→ **Task to complete**
Repeat, exactly and only, the lines from the beginning of the data through the line with "10 days with". Pictures are left out.
=== Available data ===
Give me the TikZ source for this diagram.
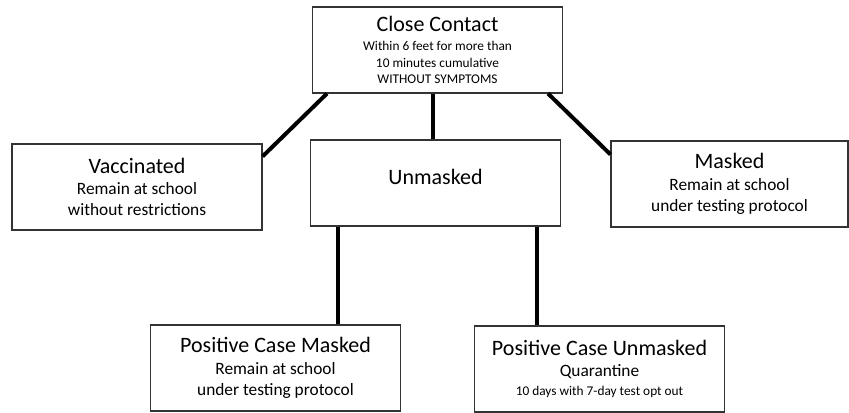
\documentclass[tikz,border=0pt]{standalone}
\usepackage{fontspec}
\setmainfont{Carlito}
\newcommand{\boxtitle}[1]{{\fontsize{16.5}{20}\selectfont #1}}
\newcommand{\boxsmall}{\fontsize{10}{12.5}\selectfont}
\tikzset{
  box/.style={draw=black!80, line width=0.8pt, fill=white, align=center,
    minimum width=187.5pt, minimum height=64.5pt, inner sep=2pt,
    font=\fontsize{13}{16}\selectfont},
  link/.style={line width=3pt},
}
\begin{document}
\begin{tikzpicture}[x=0.75pt,y=-0.75pt]
  \useasboundingbox (0,0) rectangle (849,412);

  % boxes
  \node[box, font=\boxsmall] (close) at (437.5,50)
    {\boxtitle{Close Contact}\\[2pt] Within 6 feet for more than\\ 10 minutes cumulative\\ WITHOUT SYMPTOMS};
  \node[box] (vacc) at (137,187)
    {\boxtitle{Vaccinated}\\ Remain at school\\ without restrictions};
  \node[box] (unmasked) at (435.5,183)
    {\raisebox{-0.75pt}[0pt][0pt]{\boxtitle{Unmasked}}};
  \node[box, minimum width=177.75pt] (masked) at (729.5,184)
    {\boxtitle{Masked}\\ Remain at school\\ under testing protocol};
  \node[box] (pcm) at (275.5,368)
    {\boxtitle{Positive Case Masked}\\ Remain at school\\ under testing protocol};
  \node[box] (pcu) at (599.5,369)
    {\boxtitle{Positive Case Unmasked}\\ Quarantine\\[-2pt] {\boxsmall 10 days with 7-day test opt out}};

  % connectors
  \coordinate (cl) at ([xshift=11.25pt]close.south west);
  \coordinate (cr) at ([xshift=-11.25pt]close.south east);
  \coordinate (cm) at ([xshift=-3.4pt]close.south);
  \coordinate (ml) at ([xshift=-47.25pt]pcm.north east);
  \coordinate (mr) at ([xshift=47.25pt]pcu.north west);
  \draw[link] (cl) -- ([yshift=-9.75pt]vacc.north east);
  \draw[link] (cr) -- ([yshift=-10.5pt]masked.north west);
  \draw[link] (cm) -- (cm |- unmasked.north);
  \draw[link] (ml) -- (ml |- unmasked.south);
  \draw[link] (mr) -- (mr |- unmasked.south);
\end{tikzpicture}
\end{document}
===
→ **Completed task**
Give me the TikZ source for this diagram.
\documentclass[tikz,border=0pt]{standalone}
\usepackage{fontspec}
\setmainfont{Carlito}
\newcommand{\boxtitle}[1]{{\fontsize{16.5}{20}\selectfont #1}}
\newcommand{\boxsmall}{\fontsize{10}{12.5}\selectfont}
\tikzset{
  box/.style={draw=black!80, line width=0.8pt, fill=white, align=center,
    minimum width=187.5pt, minimum height=64.5pt, inner sep=2pt,
    font=\fontsize{13}{16}\selectfont},
  link/.style={line width=3pt},
}
\begin{document}
\begin{tikzpicture}[x=0.75pt,y=-0.75pt]
  \useasboundingbox (0,0) rectangle (849,412);

  % boxes
  \node[box, font=\boxsmall] (close) at (437.5,50)
    {\boxtitle{Close Contact}\\[2pt] Within 6 feet for more than\\ 10 minutes cumulative\\ WITHOUT SYMPTOMS};
  \node[box] (vacc) at (137,187)
    {\boxtitle{Vaccinated}\\ Remain at school\\ without restrictions};
  \node[box] (unmasked) at (435.5,183)
    {\raisebox{-0.75pt}[0pt][0pt]{\boxtitle{Unmasked}}};
  \node[box, minimum width=177.75pt] (masked) at (729.5,184)
    {\boxtitle{Masked}\\ Remain at school\\ under testing protocol};
  \node[box] (pcm) at (275.5,368)
    {\boxtitle{Positive Case Masked}\\ Remain at school\\ under testing protocol};
  \node[box] (pcu) at (599.5,369)
    {\boxtitle{Positive Case Unmasked}\\ Quarantine\\[-2pt] {\boxsmall 10 days with 7-day test opt out}};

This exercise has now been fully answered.